ENGLAND IN INDIA
Beyond the spin
England’s new spinners were derided as no-hopers when they arrived in India. But between them they showed glimpses of a positive and progressive future, and not just with the ball
BY PHIL WALKER
The final analysis will read India 4-1 England, and soon the details will fade and the scoreline will come to look much like the rest. Except this wasn’t quite like the others. The sense of spiralling inevitability wasn’t anywhere near as pronounced. With an hour to run of the fourth Test the series was still alive, the chasms between the two teams having looked more unbridgeable on paper than in the middle, and with this faintly absurd fact no more in evidence than in the case of the spinners.
In the home corner: R Ashwin and Ravindra Jadeja, the greatest spin twins of the century. And alongside them, just for kicks, a left-arm leggie who after 12 Tests has a strike rate of a wicket every 37 balls, the best since the 1890s.
All of this against a team with three of its four frontline spinners able to summon a single Test cap between them and three five-wicket hauls across the entirety of their red-ball careers. The only one with any experience, incidentally, would play one Test, get injured, and leave the tour.
Yet for much of the series England’s kids stood up, and often even matched, India’s spinners.
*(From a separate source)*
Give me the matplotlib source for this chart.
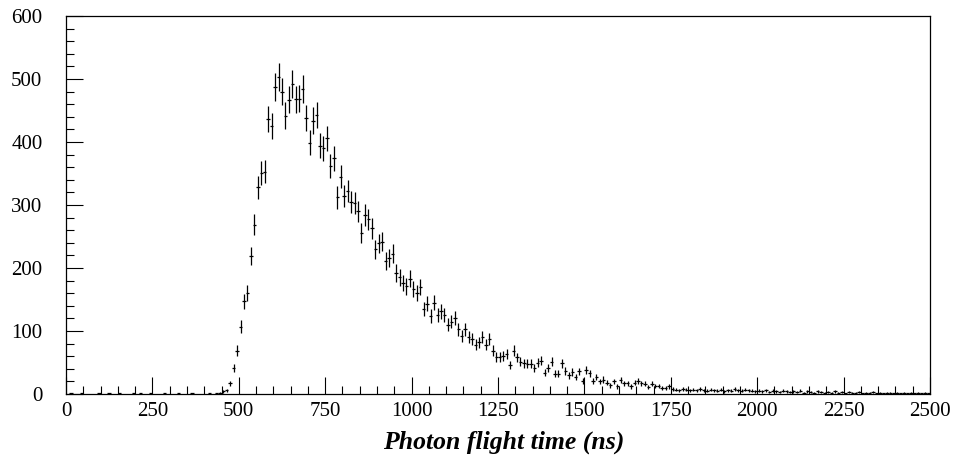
import numpy as np
import matplotlib
matplotlib.use("Agg")
import matplotlib.pyplot as plt
from matplotlib.ticker import MultipleLocator

plt.rcParams["font.family"] = ["Liberation Serif", "DejaVu Serif"]

# histogram of photon flight times, 10 ns bins from 0 to 2500 ns
bin_width = 10
bin_centers = np.arange(5, 2500, bin_width)

counts_early = [0, 1, 0, 0, 1, 0, 0, 0, 0, 1, 0, 0, 1, 0, 0, 1, 0, 0, 0, 1,
                0, 1, 0, 0, 1, 0, 0, 0, 1, 0, 0, 0, 1, 0, 0, 0, 1, 0, 0, 0,
                0, 1, 0, 1, 2]
counts_rise = [4, 6, 17, 41, 69, 107, 147, 161, 219, 269]
counts_peak = [328, 351, 353, 437, 425, 487, 503, 480, 442, 467, 492, 468,
               469, 484, 438, 399, 434, 443, 394]
counts_fall = [390, 406, 362, 374, 312, 345, 314, 322, 305, 303, 290, 256,
               284, 277, 263, 230, 239]
counts_mid = [242, 211, 216, 223, 192, 185, 176, 171, 183, 167, 160, 170,
              135, 143, 124, 145]
counts_tail1 = [126, 131, 125, 110, 115, 121, 103, 92, 103, 90, 87, 78, 82,
                90, 78, 87, 69, 59, 59, 60, 64, 46, 69, 58, 51, 49, 48]
counts_tail2 = [48, 41, 50, 53, 34, 41, 51, 32, 32, 49, 37, 30, 35, 27, 36,
                21, 38, 33, 21, 27, 20]
counts_tail3 = [23, 18, 14, 20, 12, 22, 17, 17, 12, 18, 21, 17, 16, 11, 16,
                13, 13, 10, 9, 12, 8, 7, 6, 8, 7, 6, 7]
counts_tail4 = [6, 8, 6, 5, 7, 6, 5, 7, 4, 6, 5, 8, 6, 5, 7, 6, 5, 4]
counts_tail5 = [5, 4, 6, 3, 5, 4, 3, 5, 4, 3, 4, 3, 5, 2, 4, 3, 2, 4, 3, 2,
                3, 2, 4, 2, 3, 1, 3, 2, 2, 3, 1, 2, 2, 3, 1, 2, 1, 2, 2, 1,
                2, 1, 2, 1, 2, 1, 2, 1, 2, 1]

counts = np.array(counts_early + counts_rise + counts_peak + counts_fall
                  + counts_mid + counts_tail1 + counts_tail2 + counts_tail3
                  + counts_tail4 + counts_tail5, dtype=float)

fig = plt.figure(figsize=(9.56, 4.58), dpi=100)
ax = fig.add_axes([66 / 956, 1 - 394 / 458, 864 / 956, 378 / 458])

nz = counts > 0
ax.errorbar(bin_centers[nz], counts[nz], yerr=np.sqrt(counts[nz]),
            xerr=bin_width / 2, fmt="none", ecolor="black",
            elinewidth=0.9, capsize=0)

ax.set_xlim(0, 2500)
ax.set_ylim(0, 600)
ax.xaxis.set_major_locator(MultipleLocator(250))
ax.xaxis.set_minor_locator(MultipleLocator(50))
ax.yaxis.set_major_locator(MultipleLocator(100))
ax.yaxis.set_minor_locator(MultipleLocator(20))
ax.tick_params(which="both", direction="in", top=False, right=False,
               width=0.8, labelsize=15)
ax.tick_params(which="major", length=12)
ax.tick_params(which="minor", length=6)
ax.tick_params(axis="y", pad=17)
ax.tick_params(axis="x", pad=6)
for s in ax.spines.values():
    s.set_linewidth(0.9)

ax.set_xlabel("Photon flight time (ns)", fontsize=18.5, fontweight="bold",
              fontstyle="italic")
ax.xaxis.set_label_coords(0.507, -0.098)

fig.savefig("out.png", dpi=100)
At certain moments, all three of them looked like Test cricketers. Lancashire’s clubbable scouser, Tom Hartley, went first – and whatever happens from now, whether he outmuscles Jack Leach to become a useful spinner-cum-No.9 or falls in behind his club’s big-time signing Nathan Lyon, he will always have Hyderabad, scene of a dream debut and England’s great heist, albeit now destined to carry an asterisk marked with the words: What might have been.
Hartley would have other moments. But as the series wore on, two other spinners emerged, blinking into the light. And as they did so, these spunky British-Asian lads growing a bit taller with each new spell, it became ever harder to disassociate the dignity of what they were doing for their country from the filth and fury spewing daily from the gutters of its political class.